LISTED ENTRIES.
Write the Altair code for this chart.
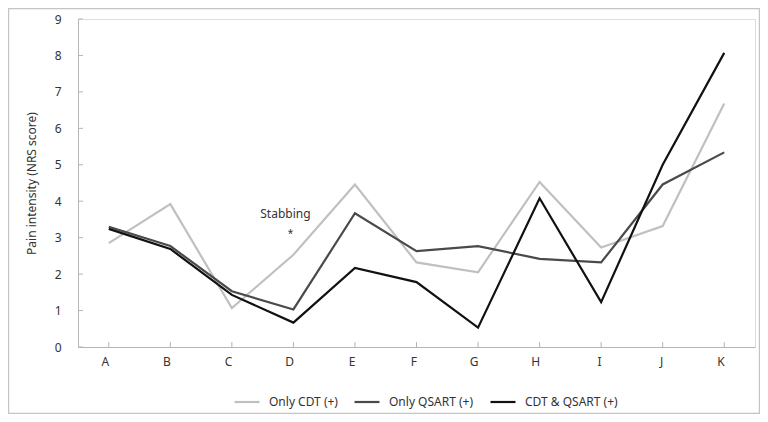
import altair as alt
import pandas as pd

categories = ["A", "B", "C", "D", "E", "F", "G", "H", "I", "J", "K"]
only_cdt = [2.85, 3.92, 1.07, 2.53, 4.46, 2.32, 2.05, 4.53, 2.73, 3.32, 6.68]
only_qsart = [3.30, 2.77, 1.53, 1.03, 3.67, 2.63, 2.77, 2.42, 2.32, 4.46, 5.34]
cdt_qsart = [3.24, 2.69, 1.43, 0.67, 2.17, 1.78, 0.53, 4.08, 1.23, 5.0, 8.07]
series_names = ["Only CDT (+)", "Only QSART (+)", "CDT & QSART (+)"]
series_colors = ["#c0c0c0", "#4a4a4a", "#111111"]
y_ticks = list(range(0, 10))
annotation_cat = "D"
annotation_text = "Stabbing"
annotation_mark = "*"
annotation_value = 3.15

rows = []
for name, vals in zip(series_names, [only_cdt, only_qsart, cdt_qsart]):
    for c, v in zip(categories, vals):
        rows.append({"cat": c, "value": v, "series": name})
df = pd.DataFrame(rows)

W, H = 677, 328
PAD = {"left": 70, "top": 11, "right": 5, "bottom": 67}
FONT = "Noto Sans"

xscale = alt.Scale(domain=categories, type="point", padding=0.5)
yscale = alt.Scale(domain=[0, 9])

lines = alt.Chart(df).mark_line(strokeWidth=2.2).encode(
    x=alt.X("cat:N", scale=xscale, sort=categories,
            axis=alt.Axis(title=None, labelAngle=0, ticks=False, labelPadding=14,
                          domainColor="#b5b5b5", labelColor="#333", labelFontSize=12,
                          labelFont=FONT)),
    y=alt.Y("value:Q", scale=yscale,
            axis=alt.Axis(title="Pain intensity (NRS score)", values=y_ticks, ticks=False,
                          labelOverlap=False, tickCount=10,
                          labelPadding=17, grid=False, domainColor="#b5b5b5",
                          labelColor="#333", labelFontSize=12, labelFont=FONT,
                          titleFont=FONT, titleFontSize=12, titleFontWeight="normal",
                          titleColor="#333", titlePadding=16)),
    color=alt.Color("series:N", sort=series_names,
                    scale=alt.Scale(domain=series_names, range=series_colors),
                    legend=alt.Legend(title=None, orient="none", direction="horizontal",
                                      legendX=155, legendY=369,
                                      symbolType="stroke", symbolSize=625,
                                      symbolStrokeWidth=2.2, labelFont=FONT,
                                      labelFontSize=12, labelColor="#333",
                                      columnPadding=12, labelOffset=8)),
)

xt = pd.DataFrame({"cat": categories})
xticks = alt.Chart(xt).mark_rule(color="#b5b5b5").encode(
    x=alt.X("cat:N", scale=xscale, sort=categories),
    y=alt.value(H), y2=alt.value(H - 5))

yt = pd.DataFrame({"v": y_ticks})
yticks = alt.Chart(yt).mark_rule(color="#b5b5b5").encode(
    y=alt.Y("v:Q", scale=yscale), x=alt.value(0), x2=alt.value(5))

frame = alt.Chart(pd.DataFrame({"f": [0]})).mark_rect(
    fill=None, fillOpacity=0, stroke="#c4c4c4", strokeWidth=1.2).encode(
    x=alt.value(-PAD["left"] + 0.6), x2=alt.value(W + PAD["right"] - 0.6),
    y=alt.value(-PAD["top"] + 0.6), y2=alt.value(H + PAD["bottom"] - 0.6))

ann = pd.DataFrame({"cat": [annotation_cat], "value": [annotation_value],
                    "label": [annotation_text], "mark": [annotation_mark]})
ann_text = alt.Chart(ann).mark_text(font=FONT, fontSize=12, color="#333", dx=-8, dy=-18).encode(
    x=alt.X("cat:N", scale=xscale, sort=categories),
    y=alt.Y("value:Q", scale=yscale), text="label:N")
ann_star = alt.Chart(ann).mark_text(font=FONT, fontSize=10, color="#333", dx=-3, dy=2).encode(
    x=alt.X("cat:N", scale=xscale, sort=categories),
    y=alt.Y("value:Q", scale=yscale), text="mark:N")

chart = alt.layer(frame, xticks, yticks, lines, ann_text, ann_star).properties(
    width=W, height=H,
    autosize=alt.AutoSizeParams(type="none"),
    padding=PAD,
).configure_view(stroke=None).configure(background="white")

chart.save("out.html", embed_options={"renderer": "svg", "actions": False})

---

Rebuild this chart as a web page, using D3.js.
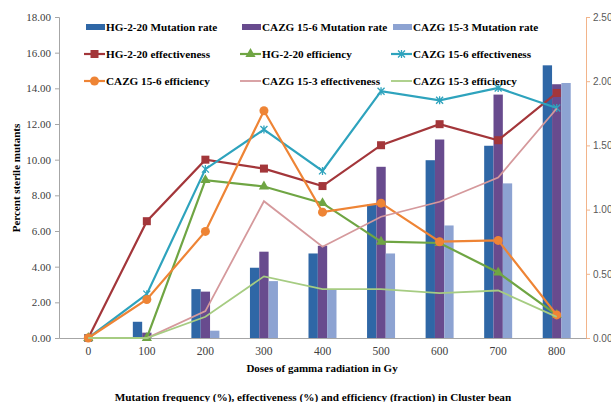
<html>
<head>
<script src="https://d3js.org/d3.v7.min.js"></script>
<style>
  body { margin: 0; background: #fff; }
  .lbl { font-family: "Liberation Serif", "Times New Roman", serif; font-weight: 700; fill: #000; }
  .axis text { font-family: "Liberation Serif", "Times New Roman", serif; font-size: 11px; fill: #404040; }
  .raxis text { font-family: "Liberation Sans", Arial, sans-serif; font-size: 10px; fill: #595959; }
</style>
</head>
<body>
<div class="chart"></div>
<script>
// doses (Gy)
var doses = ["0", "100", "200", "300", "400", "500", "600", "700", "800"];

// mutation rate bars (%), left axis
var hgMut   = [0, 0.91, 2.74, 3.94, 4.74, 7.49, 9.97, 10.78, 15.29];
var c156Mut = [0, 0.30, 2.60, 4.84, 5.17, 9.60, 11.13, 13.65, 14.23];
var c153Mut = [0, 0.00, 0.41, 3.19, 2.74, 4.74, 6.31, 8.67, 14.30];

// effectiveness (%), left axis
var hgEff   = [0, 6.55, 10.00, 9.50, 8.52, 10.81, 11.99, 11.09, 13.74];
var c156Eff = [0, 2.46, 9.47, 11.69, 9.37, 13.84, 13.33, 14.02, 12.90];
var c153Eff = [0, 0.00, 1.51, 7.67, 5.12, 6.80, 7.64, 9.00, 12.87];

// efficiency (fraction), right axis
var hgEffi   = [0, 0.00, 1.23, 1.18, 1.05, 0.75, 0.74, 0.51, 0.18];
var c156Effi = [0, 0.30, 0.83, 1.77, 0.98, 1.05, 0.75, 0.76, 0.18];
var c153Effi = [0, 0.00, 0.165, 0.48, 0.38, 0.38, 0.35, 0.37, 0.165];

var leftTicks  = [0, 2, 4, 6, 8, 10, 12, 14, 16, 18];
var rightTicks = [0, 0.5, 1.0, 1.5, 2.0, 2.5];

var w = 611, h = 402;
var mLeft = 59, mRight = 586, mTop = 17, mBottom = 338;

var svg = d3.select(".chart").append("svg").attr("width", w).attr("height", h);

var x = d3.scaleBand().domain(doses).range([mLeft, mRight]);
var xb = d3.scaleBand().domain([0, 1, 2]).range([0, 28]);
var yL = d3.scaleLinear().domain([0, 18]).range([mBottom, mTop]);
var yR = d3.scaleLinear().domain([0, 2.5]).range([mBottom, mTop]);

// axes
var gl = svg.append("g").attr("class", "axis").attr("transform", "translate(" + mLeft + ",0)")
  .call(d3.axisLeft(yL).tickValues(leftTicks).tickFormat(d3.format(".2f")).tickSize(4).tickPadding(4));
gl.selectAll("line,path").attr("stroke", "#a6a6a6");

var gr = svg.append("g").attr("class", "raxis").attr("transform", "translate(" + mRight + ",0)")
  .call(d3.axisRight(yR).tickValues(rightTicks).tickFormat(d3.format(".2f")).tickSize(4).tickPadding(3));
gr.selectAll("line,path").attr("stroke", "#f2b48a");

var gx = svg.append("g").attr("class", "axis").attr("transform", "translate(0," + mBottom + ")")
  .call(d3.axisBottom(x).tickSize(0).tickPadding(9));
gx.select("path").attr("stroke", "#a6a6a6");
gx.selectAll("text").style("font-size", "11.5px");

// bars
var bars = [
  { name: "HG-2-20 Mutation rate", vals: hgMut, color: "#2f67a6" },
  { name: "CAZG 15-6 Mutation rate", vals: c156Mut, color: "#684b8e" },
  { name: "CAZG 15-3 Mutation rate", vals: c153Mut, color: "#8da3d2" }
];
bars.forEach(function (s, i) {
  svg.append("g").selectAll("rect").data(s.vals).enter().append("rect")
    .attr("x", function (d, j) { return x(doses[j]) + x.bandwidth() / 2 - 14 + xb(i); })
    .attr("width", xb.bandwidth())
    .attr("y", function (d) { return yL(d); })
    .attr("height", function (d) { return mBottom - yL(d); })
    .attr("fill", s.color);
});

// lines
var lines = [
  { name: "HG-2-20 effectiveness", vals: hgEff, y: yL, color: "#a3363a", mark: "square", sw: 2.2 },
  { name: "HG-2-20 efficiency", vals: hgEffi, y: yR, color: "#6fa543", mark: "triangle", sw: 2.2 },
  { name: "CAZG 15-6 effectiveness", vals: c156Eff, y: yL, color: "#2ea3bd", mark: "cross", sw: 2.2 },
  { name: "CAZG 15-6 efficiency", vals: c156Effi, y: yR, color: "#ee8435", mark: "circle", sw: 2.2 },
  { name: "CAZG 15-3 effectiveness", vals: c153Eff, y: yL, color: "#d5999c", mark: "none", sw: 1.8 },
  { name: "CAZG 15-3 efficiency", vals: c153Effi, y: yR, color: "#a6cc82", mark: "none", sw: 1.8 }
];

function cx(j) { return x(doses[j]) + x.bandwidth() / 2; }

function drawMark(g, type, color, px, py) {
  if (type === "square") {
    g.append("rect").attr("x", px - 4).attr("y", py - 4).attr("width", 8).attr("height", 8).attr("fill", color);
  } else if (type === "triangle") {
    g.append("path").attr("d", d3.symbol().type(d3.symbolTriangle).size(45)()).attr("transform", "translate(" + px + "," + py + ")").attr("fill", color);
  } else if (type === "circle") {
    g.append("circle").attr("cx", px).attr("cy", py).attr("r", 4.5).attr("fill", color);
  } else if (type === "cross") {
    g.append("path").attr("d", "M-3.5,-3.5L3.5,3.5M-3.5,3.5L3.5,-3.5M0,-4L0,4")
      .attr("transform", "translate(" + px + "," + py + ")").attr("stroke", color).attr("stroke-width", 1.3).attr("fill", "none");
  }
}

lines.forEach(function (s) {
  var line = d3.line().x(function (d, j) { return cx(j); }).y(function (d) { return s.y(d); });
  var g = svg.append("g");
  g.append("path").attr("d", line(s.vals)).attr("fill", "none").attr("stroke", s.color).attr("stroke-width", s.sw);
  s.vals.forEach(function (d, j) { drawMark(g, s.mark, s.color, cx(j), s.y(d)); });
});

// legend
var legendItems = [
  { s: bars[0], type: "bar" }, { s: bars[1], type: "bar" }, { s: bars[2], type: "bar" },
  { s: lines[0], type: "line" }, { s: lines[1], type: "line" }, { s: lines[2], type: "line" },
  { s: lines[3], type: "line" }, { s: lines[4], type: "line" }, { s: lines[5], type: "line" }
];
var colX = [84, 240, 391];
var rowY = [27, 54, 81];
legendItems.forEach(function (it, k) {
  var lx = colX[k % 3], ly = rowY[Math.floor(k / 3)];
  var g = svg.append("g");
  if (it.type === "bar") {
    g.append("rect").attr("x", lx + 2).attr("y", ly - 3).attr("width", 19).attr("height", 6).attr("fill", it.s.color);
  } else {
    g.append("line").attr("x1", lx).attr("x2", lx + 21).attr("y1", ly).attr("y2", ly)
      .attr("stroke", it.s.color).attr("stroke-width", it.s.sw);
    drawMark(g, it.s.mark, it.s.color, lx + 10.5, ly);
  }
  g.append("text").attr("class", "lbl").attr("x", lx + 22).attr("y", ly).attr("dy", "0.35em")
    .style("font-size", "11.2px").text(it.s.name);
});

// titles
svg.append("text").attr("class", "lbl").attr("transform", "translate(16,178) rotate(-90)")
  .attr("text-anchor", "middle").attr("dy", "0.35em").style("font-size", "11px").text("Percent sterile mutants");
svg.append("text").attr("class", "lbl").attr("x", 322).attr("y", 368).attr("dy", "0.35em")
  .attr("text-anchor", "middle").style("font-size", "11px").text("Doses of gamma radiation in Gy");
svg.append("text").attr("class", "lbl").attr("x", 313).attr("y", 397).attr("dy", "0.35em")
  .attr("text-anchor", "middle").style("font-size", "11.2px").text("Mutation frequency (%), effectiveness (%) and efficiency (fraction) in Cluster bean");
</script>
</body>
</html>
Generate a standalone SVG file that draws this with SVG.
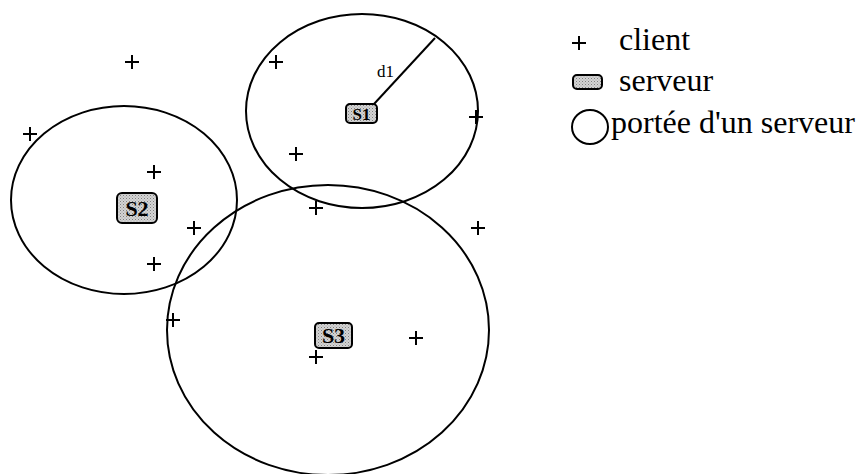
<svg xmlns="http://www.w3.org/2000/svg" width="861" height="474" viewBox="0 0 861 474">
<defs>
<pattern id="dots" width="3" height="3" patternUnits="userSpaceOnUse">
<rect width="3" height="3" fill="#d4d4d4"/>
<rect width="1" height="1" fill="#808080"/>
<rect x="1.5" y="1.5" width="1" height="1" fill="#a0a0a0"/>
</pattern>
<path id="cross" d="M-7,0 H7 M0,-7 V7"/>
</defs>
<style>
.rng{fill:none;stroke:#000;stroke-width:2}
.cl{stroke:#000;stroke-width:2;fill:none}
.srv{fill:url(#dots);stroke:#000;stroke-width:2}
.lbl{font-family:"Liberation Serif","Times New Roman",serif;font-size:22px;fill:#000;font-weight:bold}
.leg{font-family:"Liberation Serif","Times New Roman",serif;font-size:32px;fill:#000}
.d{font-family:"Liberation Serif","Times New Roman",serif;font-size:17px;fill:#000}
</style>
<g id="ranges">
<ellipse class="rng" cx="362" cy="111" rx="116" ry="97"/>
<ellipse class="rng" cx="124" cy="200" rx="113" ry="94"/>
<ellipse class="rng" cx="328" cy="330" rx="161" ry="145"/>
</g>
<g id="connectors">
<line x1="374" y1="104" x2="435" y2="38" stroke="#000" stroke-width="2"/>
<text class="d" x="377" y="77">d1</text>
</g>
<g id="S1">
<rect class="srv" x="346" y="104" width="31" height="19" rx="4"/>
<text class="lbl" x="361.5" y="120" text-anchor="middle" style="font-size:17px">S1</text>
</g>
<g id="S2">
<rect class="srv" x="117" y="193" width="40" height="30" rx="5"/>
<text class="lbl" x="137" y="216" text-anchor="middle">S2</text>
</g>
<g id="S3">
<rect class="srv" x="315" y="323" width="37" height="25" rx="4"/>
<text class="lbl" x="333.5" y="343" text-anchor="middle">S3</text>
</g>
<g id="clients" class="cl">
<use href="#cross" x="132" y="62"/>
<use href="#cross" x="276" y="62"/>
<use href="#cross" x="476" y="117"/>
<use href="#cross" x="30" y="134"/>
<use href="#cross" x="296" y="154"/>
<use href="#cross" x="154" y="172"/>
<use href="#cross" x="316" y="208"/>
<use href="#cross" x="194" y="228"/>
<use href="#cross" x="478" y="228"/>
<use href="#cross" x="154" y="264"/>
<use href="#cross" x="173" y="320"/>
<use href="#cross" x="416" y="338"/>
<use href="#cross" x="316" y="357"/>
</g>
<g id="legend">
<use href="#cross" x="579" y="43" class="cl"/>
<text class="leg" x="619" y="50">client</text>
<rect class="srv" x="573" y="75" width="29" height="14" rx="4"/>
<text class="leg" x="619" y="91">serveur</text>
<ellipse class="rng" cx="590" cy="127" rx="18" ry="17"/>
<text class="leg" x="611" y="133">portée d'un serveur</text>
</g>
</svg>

EXERCISE OBJECTIVE. Print the line above containing "Rebuild this chart", the line containing "6.31, 8.67, 14.30];", and everything between them, exactly as written. Pictures stay out.

TASK RESPONSE.
Rebuild this chart as a web page, using D3.js.
<html>
<head>
<script src="https://d3js.org/d3.v7.min.js"></script>
<style>
  body { margin: 0; background: #fff; }
  .lbl { font-family: "Liberation Serif", "Times New Roman", serif; font-weight: 700; fill: #000; }
  .axis text { font-family: "Liberation Serif", "Times New Roman", serif; font-size: 11px; fill: #404040; }
  .raxis text { font-family: "Liberation Sans", Arial, sans-serif; font-size: 10px; fill: #595959; }
</style>
</head>
<body>
<div class="chart"></div>
<script>
// doses (Gy)
var doses = ["0", "100", "200", "300", "400", "500", "600", "700", "800"];

// mutation rate bars (%), left axis
var hgMut   = [0, 0.91, 2.74, 3.94, 4.74, 7.49, 9.97, 10.78, 15.29];
var c156Mut = [0, 0.30, 2.60, 4.84, 5.17, 9.60, 11.13, 13.65, 14.23];
var c153Mut = [0, 0.00, 0.41, 3.19, 2.74, 4.74, 6.31, 8.67, 14.30];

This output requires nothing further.